[Rows from a dataset of charts and code]
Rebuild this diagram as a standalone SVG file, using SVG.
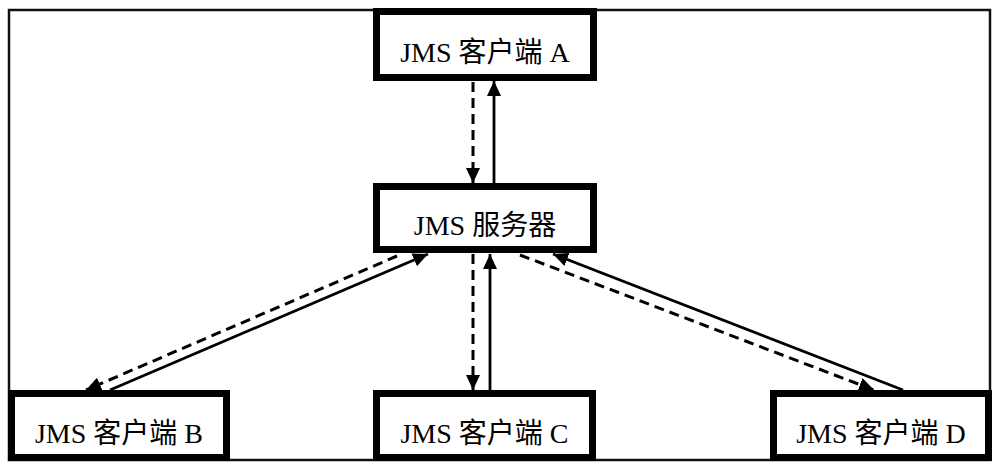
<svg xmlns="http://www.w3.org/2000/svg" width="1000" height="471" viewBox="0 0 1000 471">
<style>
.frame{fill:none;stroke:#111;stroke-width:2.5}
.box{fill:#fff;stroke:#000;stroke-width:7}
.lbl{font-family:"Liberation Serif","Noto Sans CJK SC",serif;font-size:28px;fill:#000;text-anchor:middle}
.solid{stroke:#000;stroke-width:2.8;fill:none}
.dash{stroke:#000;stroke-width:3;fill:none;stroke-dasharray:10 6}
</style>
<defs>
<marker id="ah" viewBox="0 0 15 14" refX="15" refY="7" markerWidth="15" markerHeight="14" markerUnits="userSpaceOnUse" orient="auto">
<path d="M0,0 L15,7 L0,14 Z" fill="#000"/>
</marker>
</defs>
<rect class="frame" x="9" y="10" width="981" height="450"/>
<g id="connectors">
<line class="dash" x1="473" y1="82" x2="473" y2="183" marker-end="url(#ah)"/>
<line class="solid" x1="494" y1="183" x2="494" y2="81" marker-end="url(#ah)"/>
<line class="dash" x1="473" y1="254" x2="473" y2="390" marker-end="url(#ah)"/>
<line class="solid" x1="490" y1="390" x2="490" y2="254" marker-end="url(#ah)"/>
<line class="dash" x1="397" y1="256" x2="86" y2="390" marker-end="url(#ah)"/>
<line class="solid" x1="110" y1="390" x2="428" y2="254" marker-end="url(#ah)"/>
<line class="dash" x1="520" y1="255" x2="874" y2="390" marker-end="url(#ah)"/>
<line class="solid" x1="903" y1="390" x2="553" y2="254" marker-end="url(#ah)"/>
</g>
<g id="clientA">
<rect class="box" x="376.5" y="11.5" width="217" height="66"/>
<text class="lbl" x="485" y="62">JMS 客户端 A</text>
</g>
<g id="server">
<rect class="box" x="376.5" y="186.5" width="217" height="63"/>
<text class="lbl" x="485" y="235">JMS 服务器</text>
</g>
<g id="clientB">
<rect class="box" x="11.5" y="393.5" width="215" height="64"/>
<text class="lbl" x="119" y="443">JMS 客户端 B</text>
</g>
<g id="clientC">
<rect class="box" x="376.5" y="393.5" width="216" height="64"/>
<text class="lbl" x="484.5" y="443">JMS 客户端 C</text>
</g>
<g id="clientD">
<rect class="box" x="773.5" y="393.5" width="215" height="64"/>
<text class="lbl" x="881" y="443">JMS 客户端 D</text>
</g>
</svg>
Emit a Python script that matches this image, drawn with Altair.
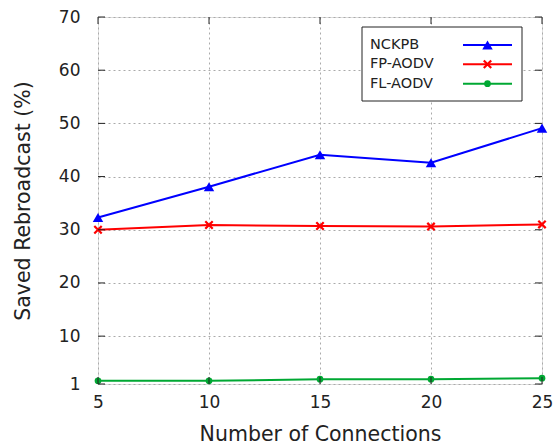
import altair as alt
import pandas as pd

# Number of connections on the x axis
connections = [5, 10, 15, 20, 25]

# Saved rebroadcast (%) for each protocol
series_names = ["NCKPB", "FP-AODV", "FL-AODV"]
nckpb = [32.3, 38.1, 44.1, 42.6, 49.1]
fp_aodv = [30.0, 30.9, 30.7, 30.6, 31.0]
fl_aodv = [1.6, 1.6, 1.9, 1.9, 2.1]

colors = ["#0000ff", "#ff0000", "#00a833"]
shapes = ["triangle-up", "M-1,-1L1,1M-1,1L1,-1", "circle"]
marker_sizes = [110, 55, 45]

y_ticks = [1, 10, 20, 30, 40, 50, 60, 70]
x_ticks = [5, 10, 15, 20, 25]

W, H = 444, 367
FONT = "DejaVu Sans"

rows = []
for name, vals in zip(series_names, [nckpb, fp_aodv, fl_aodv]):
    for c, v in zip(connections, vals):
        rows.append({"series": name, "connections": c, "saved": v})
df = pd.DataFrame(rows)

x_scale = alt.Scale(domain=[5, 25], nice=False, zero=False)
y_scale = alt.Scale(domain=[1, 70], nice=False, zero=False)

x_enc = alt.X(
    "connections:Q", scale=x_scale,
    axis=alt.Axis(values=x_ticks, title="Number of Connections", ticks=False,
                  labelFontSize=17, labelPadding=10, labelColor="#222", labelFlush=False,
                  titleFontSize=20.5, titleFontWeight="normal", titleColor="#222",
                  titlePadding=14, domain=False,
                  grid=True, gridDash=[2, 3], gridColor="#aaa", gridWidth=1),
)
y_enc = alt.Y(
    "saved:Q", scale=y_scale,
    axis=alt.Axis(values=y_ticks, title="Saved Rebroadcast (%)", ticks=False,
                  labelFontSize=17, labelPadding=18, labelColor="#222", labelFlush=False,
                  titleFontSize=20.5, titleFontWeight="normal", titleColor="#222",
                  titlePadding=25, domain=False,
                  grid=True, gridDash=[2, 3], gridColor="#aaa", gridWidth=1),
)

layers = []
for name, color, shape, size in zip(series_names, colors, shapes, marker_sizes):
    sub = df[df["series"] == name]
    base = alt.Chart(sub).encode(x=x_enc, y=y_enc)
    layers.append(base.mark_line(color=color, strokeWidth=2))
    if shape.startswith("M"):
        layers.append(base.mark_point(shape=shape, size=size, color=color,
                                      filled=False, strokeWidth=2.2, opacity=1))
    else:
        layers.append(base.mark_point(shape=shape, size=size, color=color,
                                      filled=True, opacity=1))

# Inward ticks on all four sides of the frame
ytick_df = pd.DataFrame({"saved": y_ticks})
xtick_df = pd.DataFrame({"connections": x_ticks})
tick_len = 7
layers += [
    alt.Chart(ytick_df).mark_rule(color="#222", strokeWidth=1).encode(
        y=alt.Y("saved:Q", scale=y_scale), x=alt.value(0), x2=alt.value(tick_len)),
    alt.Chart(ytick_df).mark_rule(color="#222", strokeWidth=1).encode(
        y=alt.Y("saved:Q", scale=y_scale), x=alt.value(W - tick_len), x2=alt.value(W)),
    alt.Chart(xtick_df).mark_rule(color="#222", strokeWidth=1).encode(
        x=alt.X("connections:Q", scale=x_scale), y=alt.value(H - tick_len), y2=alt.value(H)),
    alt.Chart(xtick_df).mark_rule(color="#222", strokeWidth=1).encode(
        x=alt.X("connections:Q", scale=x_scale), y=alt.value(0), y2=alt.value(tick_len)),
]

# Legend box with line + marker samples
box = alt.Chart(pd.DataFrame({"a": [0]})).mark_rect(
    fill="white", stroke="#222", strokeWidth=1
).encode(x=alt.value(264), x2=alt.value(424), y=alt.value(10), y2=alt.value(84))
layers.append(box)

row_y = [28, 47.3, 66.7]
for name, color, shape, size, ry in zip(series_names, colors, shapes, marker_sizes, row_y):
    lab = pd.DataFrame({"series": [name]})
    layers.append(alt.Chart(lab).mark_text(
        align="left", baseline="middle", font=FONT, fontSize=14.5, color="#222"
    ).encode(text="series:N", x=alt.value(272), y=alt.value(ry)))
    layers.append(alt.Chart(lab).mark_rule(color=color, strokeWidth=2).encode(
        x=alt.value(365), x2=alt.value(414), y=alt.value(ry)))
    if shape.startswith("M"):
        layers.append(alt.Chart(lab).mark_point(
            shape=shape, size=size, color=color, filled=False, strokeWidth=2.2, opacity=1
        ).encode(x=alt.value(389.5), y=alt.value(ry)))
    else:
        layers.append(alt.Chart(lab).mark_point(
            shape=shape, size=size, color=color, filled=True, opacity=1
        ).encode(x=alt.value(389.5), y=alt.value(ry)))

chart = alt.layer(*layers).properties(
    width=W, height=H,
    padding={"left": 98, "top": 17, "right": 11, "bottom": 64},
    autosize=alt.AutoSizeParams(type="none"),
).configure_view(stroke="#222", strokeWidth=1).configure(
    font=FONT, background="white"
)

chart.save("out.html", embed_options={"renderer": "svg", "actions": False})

→ **Exercise task**: Copy every record above exactly, leaving out any pictures.

→ **The response**:
Rebuild this diagram as a standalone SVG file, using SVG.
<svg xmlns="http://www.w3.org/2000/svg" width="1000" height="471" viewBox="0 0 1000 471">
<style>
.frame{fill:none;stroke:#111;stroke-width:2.5}
.box{fill:#fff;stroke:#000;stroke-width:7}
.lbl{font-family:"Liberation Serif","Noto Sans CJK SC",serif;font-size:28px;fill:#000;text-anchor:middle}
.solid{stroke:#000;stroke-width:2.8;fill:none}
.dash{stroke:#000;stroke-width:3;fill:none;stroke-dasharray:10 6}
</style>
<defs>
<marker id="ah" viewBox="0 0 15 14" refX="15" refY="7" markerWidth="15" markerHeight="14" markerUnits="userSpaceOnUse" orient="auto">
<path d="M0,0 L15,7 L0,14 Z" fill="#000"/>
</marker>
</defs>
<rect class="frame" x="9" y="10" width="981" height="450"/>
<g id="connectors">
<line class="dash" x1="473" y1="82" x2="473" y2="183" marker-end="url(#ah)"/>
<line class="solid" x1="494" y1="183" x2="494" y2="81" marker-end="url(#ah)"/>
<line class="dash" x1="473" y1="254" x2="473" y2="390" marker-end="url(#ah)"/>
<line class="solid" x1="490" y1="390" x2="490" y2="254" marker-end="url(#ah)"/>
<line class="dash" x1="397" y1="256" x2="86" y2="390" marker-end="url(#ah)"/>
<line class="solid" x1="110" y1="390" x2="428" y2="254" marker-end="url(#ah)"/>
<line class="dash" x1="520" y1="255" x2="874" y2="390" marker-end="url(#ah)"/>
<line class="solid" x1="903" y1="390" x2="553" y2="254" marker-end="url(#ah)"/>
</g>
<g id="clientA">
<rect class="box" x="376.5" y="11.5" width="217" height="66"/>
<text class="lbl" x="485" y="62">JMS 客户端 A</text>
</g>
<g id="server">
<rect class="box" x="376.5" y="186.5" width="217" height="63"/>
<text class="lbl" x="485" y="235">JMS 服务器</text>
</g>
<g id="clientB">
<rect class="box" x="11.5" y="393.5" width="215" height="64"/>
<text class="lbl" x="119" y="443">JMS 客户端 B</text>
</g>
<g id="clientC">
<rect class="box" x="376.5" y="393.5" width="216" height="64"/>
<text class="lbl" x="484.5" y="443">JMS 客户端 C</text>
</g>
<g id="clientD">
<rect class="box" x="773.5" y="393.5" width="215" height="64"/>
<text class="lbl" x="881" y="443">JMS 客户端 D</text>
</g>
</svg>
Emit a Python script that matches this image, drawn with Altair.
import altair as alt
import pandas as pd

# Number of connections on the x axis
connections = [5, 10, 15, 20, 25]

# Saved rebroadcast (%) for each protocol
series_names = ["NCKPB", "FP-AODV", "FL-AODV"]
nckpb = [32.3, 38.1, 44.1, 42.6, 49.1]
fp_aodv = [30.0, 30.9, 30.7, 30.6, 31.0]
fl_aodv = [1.6, 1.6, 1.9, 1.9, 2.1]

colors = ["#0000ff", "#ff0000", "#00a833"]
shapes = ["triangle-up", "M-1,-1L1,1M-1,1L1,-1", "circle"]
marker_sizes = [110, 55, 45]

y_ticks = [1, 10, 20, 30, 40, 50, 60, 70]
x_ticks = [5, 10, 15, 20, 25]

W, H = 444, 367
FONT = "DejaVu Sans"

rows = []
for name, vals in zip(series_names, [nckpb, fp_aodv, fl_aodv]):
    for c, v in zip(connections, vals):
        rows.append({"series": name, "connections": c, "saved": v})
df = pd.DataFrame(rows)

x_scale = alt.Scale(domain=[5, 25], nice=False, zero=False)
y_scale = alt.Scale(domain=[1, 70], nice=False, zero=False)

x_enc = alt.X(
    "connections:Q", scale=x_scale,
    axis=alt.Axis(values=x_ticks, title="Number of Connections", ticks=False,
                  labelFontSize=17, labelPadding=10, labelColor="#222", labelFlush=False,
                  titleFontSize=20.5, titleFontWeight="normal", titleColor="#222",
                  titlePadding=14, domain=False,
                  grid=True, gridDash=[2, 3], gridColor="#aaa", gridWidth=1),
)
y_enc = alt.Y(
    "saved:Q", scale=y_scale,
    axis=alt.Axis(values=y_ticks, title="Saved Rebroadcast (%)", ticks=False,
                  labelFontSize=17, labelPadding=18, labelColor="#222", labelFlush=False,
                  titleFontSize=20.5, titleFontWeight="normal", titleColor="#222",
                  titlePadding=25, domain=False,
                  grid=True, gridDash=[2, 3], gridColor="#aaa", gridWidth=1),
)

layers = []
for name, color, shape, size in zip(series_names, colors, shapes, marker_sizes):
    sub = df[df["series"] == name]
    base = alt.Chart(sub).encode(x=x_enc, y=y_enc)
    layers.append(base.mark_line(color=color, strokeWidth=2))
    if shape.startswith("M"):
        layers.append(base.mark_point(shape=shape, size=size, color=color,
                                      filled=False, strokeWidth=2.2, opacity=1))
    else:
        layers.append(base.mark_point(shape=shape, size=size, color=color,
                                      filled=True, opacity=1))

# Inward ticks on all four sides of the frame
ytick_df = pd.DataFrame({"saved": y_ticks})
xtick_df = pd.DataFrame({"connections": x_ticks})
tick_len = 7
layers += [
    alt.Chart(ytick_df).mark_rule(color="#222", strokeWidth=1).encode(
        y=alt.Y("saved:Q", scale=y_scale), x=alt.value(0), x2=alt.value(tick_len)),
    alt.Chart(ytick_df).mark_rule(color="#222", strokeWidth=1).encode(
        y=alt.Y("saved:Q", scale=y_scale), x=alt.value(W - tick_len), x2=alt.value(W)),
    alt.Chart(xtick_df).mark_rule(color="#222", strokeWidth=1).encode(
        x=alt.X("connections:Q", scale=x_scale), y=alt.value(H - tick_len), y2=alt.value(H)),
    alt.Chart(xtick_df).mark_rule(color="#222", strokeWidth=1).encode(
        x=alt.X("connections:Q", scale=x_scale), y=alt.value(0), y2=alt.value(tick_len)),
]

# Legend box with line + marker samples
box = alt.Chart(pd.DataFrame({"a": [0]})).mark_rect(
    fill="white", stroke="#222", strokeWidth=1
).encode(x=alt.value(264), x2=alt.value(424), y=alt.value(10), y2=alt.value(84))
layers.append(box)

row_y = [28, 47.3, 66.7]
for name, color, shape, size, ry in zip(series_names, colors, shapes, marker_sizes, row_y):
    lab = pd.DataFrame({"series": [name]})
    layers.append(alt.Chart(lab).mark_text(
        align="left", baseline="middle", font=FONT, fontSize=14.5, color="#222"
    ).encode(text="series:N", x=alt.value(272), y=alt.value(ry)))
    layers.append(alt.Chart(lab).mark_rule(color=color, strokeWidth=2).encode(
        x=alt.value(365), x2=alt.value(414), y=alt.value(ry)))
    if shape.startswith("M"):
        layers.append(alt.Chart(lab).mark_point(
            shape=shape, size=size, color=color, filled=False, strokeWidth=2.2, opacity=1
        ).encode(x=alt.value(389.5), y=alt.value(ry)))
    else:
        layers.append(alt.Chart(lab).mark_point(
            shape=shape, size=size, color=color, filled=True, opacity=1
        ).encode(x=alt.value(389.5), y=alt.value(ry)))

chart = alt.layer(*layers).properties(
    width=W, height=H,
    padding={"left": 98, "top": 17, "right": 11, "bottom": 64},
    autosize=alt.AutoSizeParams(type="none"),
).configure_view(stroke="#222", strokeWidth=1).configure(
    font=FONT, background="white"
)

chart.save("out.html", embed_options={"renderer": "svg", "actions": False})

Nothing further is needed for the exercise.